Plotting code records:
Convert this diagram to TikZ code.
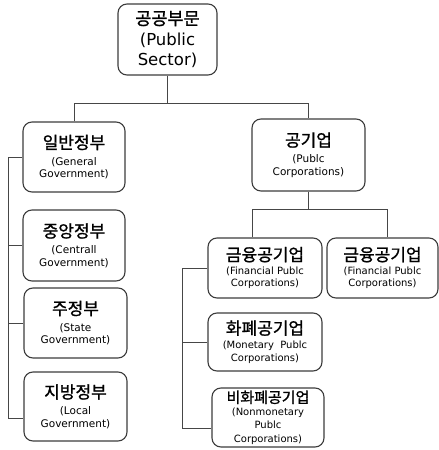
\documentclass[tikz,border=0pt]{standalone}
\usepackage{fontspec}
\setmainfont{DejaVu Sans}
\newfontfamily\kr{Noto Sans CJK KR}[FakeBold=1.2]
\usetikzlibrary{calc}
\definecolor{boxc}{RGB}{60,60,60}
\definecolor{linec}{RGB}{70,70,70}
\begin{document}
\begin{tikzpicture}[x=1pt,y=-1pt,
  box/.style={draw=boxc, line width=1.1pt, rounded corners=9pt, align=center, inner sep=0pt,
    font=\fontsize{10.5}{12.5}\selectfont},
  conn/.style={draw=linec, line width=1pt}]
\useasboundingbox (0,0) rectangle (439,450);
\newcommand\kt[2][17]{{\kr\fontsize{#1}{#1}\selectfont #2}}
% top
\node[box, minimum width=99pt, minimum height=71pt, font=\fontsize{16.5}{20}\selectfont] (ps) at (167.5,39.5)
  {\kt[17.5]{공공부문}\\[1pt](Public\\Sector)};
% left column
\node[box, minimum width=102pt, minimum height=70pt] (gg) at (74,157)
  {\kt{일반정부}\\[4pt](General\\Government)};
\node[box, minimum width=102pt, minimum height=71pt] (cg) at (74,245.5)
  {\kt{중앙정부}\\[4pt](Centrall\\Government)};
\node[box, minimum width=103pt, minimum height=70pt] (sg) at (75.5,323)
  {\kt{주정부}\\[4pt](State\\Government)};
\node[box, minimum width=103pt, minimum height=69pt] (lg) at (75.5,406.5)
  {\kt{지방정부}\\[4pt](Local\\Government)};
% right column
\node[box, minimum width=113pt, minimum height=72pt] (pc) at (308.5,155)
  {\kt{공기업}\\[4pt](Publc\\Corporations)};
\node[box, minimum width=114pt, minimum height=60pt, font=\fontsize{10}{12.5}\selectfont] (fc1) at (265,268)
  {\kt{금융공기업}\\[1pt](Financial Publc\\Corporations)};
\node[box, minimum width=111pt, minimum height=60pt, font=\fontsize{10}{12.5}\selectfont] (fc2) at (382.5,268)
  {\kt{금융공기업}\\[1pt](Financial Publc\\Corporations)};
\node[box, minimum width=114pt, minimum height=58pt, font=\fontsize{10}{13}\selectfont] (mc) at (265,342)
  {\kt{화폐공기업}\\[1pt](Monetary\ \ Publc\\Corporations)};
\node[box, minimum width=112pt, minimum height=59pt, font=\fontsize{10}{13.5}\selectfont] (nc) at (268,417.5)
  {\kt[15]{비화폐공기업}\\[-1pt](Nonmonetary\\Publc\\Corporations)};
% connectors top level
\coordinate (h1) at (167.5,103);
\draw[conn] (ps.south) -- (h1);
\draw[conn] (gg.north) |- (pc.north |- h1) -- (pc.north);
% left spine
\coordinate (s1) at (8,0);
\coordinate (lb) at ($(lg.west)+(0,11.5)$);
\draw[conn] (gg.west) -| (lb -| s1) -- (lb);
\draw[conn] (cg.west) -- (cg.west -| s1);
\draw[conn] (sg.west) -- (sg.west -| s1);
% public corporations
\coordinate (h2) at (307,209);
\coordinate (f1t) at ($(fc1.north)+(-13,0)$);
\coordinate (f2t) at ($(fc2.north)+(4.5,0)$);
\draw[conn] (pc.south) -- (pc.south |- h2);
\draw[conn] (f1t) |- (f2t |- h2) -- (f2t);
% right spine
\coordinate (s2) at (182,0);
\coordinate (nb) at ($(nc.west)+(0,10.5)$);
\draw[conn] (fc1.west) -| (nb -| s2) -- (nb);
\draw[conn] (mc.west) -- (mc.west -| s2);
\end{tikzpicture}
\end{document}
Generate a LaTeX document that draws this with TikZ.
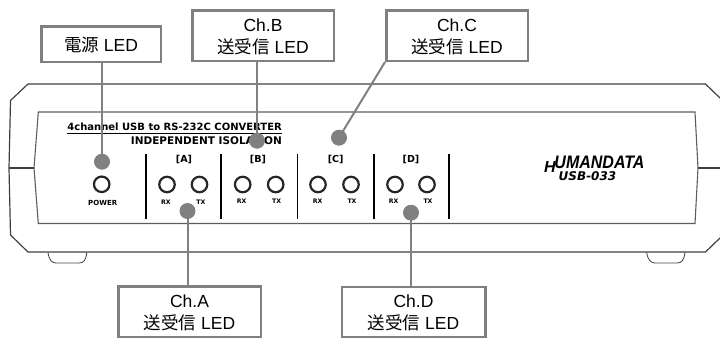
\documentclass[tikz,border=0pt]{standalone}
\usepackage{fontspec}
\setmainfont{Liberation Sans}
\newfontfamily\cjk{Noto Sans CJK JP}
\newfontfamily\panelfont{DejaVu Sans}
\newfontfamily\logofont{Liberation Sans}
\newcommand{\jp}[1]{{\cjk #1}}
\definecolor{calloutgray}{HTML}{808080}
\definecolor{edge}{HTML}{404040}
\tikzset{
  x=1pt,y=-1pt,
  callout/.style={draw=calloutgray,line width=2.5pt,fill=white,inner sep=0pt},
  calloutlabel/.style={align=center,inner sep=0pt,font=\fontsize{17.5}{22}\selectfont},
  dotmark/.style={circle,fill=calloutgray,inner sep=0pt,minimum size=16pt},
  leader/.style={draw=calloutgray,line width=2pt},
  case/.style={draw=edge,line width=1.2pt},
  panel/.style={draw=edge!85,line width=1.1pt},
  led/.style={circle,draw=black!85,line width=2.2pt,minimum size=15.5pt,inner sep=0pt},
  divider/.style={draw=black,line width=1.7pt},
  small/.style={font=\fontsize{6.2}{7}\panelfont\bfseries,inner sep=0pt},
  chan/.style={font=\fontsize{9.6}{10}\panelfont\bfseries,inner sep=0pt}
}
\begin{document}
\begin{tikzpicture}
\useasboundingbox (0,0) rectangle (720,340);
% case
\draw[case] (720,98) -- (705.5,84) -- (28,84) -- (10.5,100.5) -- (9,168) -- (10.5,235) -- (28,252) -- (705.5,252) -- (720,238);
\draw[panel] (38.3,112) -- (695,112) -- (698,168) -- (695,223.5) -- (38.3,223.5) -- (34,168) -- cycle;
\draw[case,line width=2pt] (9,168.3) -- (34,168.3);
\draw[case,line width=2pt] (698,168.3) -- (720,168.3);
\draw[case,line width=.8pt] (48,252.5) .. controls (49,260) and (52,263) .. (56,263) -- (79,263) .. controls (84,263) and (86,260) .. (86.7,252.5);
\draw[case,line width=.8pt] (646.7,252.5) .. controls (647.7,260) and (651,263) .. (655,263) -- (677,263) .. controls (682,263) and (684,260) .. (685,252.5);
% panel text
\node[anchor=east,inner sep=0pt,font=\fontsize{10}{10}\panelfont\bfseries] (title) at (282,127) {4channel USB to RS-232C CONVERTER};
\draw[black,line width=.9pt] (67,133.2) -- (282,133.2);
\node[anchor=east,inner sep=0pt,font=\fontsize{10.5}{10}\panelfont\bfseries] (iso) at (282,141) {INDEPENDENT ISOLATION};
\node[small,font=\fontsize{7}{7}\panelfont\bfseries] (pw) at (102.7,202.7) {POWER};
\node[led] (l0) at (101.7,184.3) {};
\foreach \n/\rx/\tx/\lx/\rl/\tl/\ty/\lab in {a/167/199.5/184/166/201/202.7/A,b/242.7/275.7/258/241.7/276.7/201.5/B,c/318/351/335.7/317.7/352/201.5/C,d/395/427/411/393.7/428/201.5/D}{
  \node[chan] (h\n) at (\lx,159) {[\lab]};
  \node[led] (r\n) at (\rx,184.5) {};
  \node[led] (t\n) at (\tx,184.5) {};
  \node[small] (rx\n) at (\rl,\ty) {RX};
  \node[small] (tx\n) at (\tl,\ty) {TX};
}
\foreach \x in {145.7,221.3,297.5,373.7,449.3}{\draw[divider] (\x,154) -- (\x,219);}
% logo
\node[inner sep=0pt,font=\fontsize{16}{16}\logofont\bfseries\itshape] (h) at (550,167) {H};
\node[inner sep=0pt,font=\fontsize{16}{16}\logofont\bfseries\itshape] (um) at (599.5,162.5) {\scalebox{1}[1.13]{UMANDATA}};
\node[inner sep=0pt,font=\fontsize{12}{12}\panelfont\bfseries\itshape] (usb) at (587.5,176.5) {USB-033};
% callouts
\node[dotmark] (d0) at (102,161.7) {};
\node[dotmark] (dA) at (187.5,211) {};
\node[dotmark] (dB) at (257,140.7) {};
\node[dotmark] (dC) at (339,137.7) {};
\node[dotmark] (dD) at (411,212.7) {};
\node[callout,minimum width=119.5pt,minimum height=35.5pt] (b0) at (101,44) {};
\node[callout,minimum width=141.5pt,minimum height=50.5pt] (bB) at (263,35.5) {};
\node[callout,minimum width=141.5pt,minimum height=50.5pt] (bC) at (457,35.5) {};
\node[callout,minimum width=142.5pt,minimum height=50.5pt] (bA) at (189.5,311.5) {};
\node[callout,minimum width=143.5pt,minimum height=50pt] (bD) at (413.5,312) {};
\node[calloutlabel] (t0) at ([yshift=-.5pt]b0.center) {\jp{電源} LED};
\node[calloutlabel] (tB) at ([yshift=-1.5pt]bB.center) {Ch.B\\\jp{送受信} LED};
\node[calloutlabel] (tC) at ([yshift=-1.5pt]bC.center) {Ch.C\\\jp{送受信} LED};
\node[calloutlabel] (tA) at ([yshift=-1.2pt]bA.center) {Ch.A\\\jp{送受信} LED};
\node[calloutlabel] (tD) at ([yshift=-1.2pt]bD.center) {Ch.D\\\jp{送受信} LED};
\draw[leader] (d0.center) -- (d0.center |- b0.south);
\draw[leader] (dB.center) -- (dB.center |- bB.south);
\draw[leader] (dC.center) -- (bC.south west);
\draw[leader] (dA.center) -- (dA.center |- bA.north);
\draw[leader] (dD.center) -- (dD.center |- bD.north);
\end{tikzpicture}
\end{document}
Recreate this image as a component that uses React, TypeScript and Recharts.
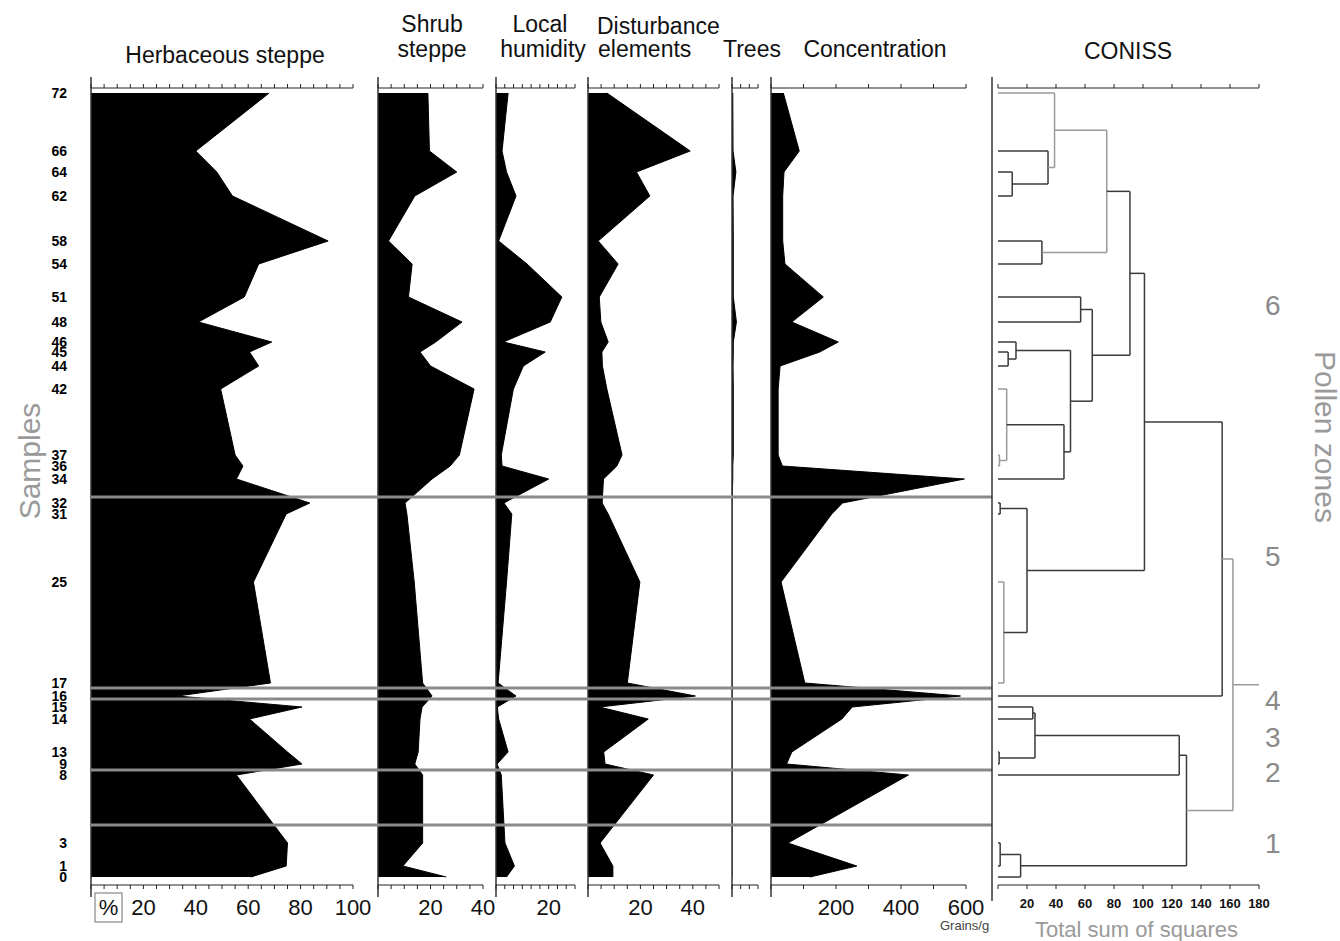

* The request: Each line with the string "that" in it needs to be found and copied.

* Expected answer:
Generate a LaTeX document that draws this with TikZ.
Recreate this image as a component that uses React, TypeScript and Recharts.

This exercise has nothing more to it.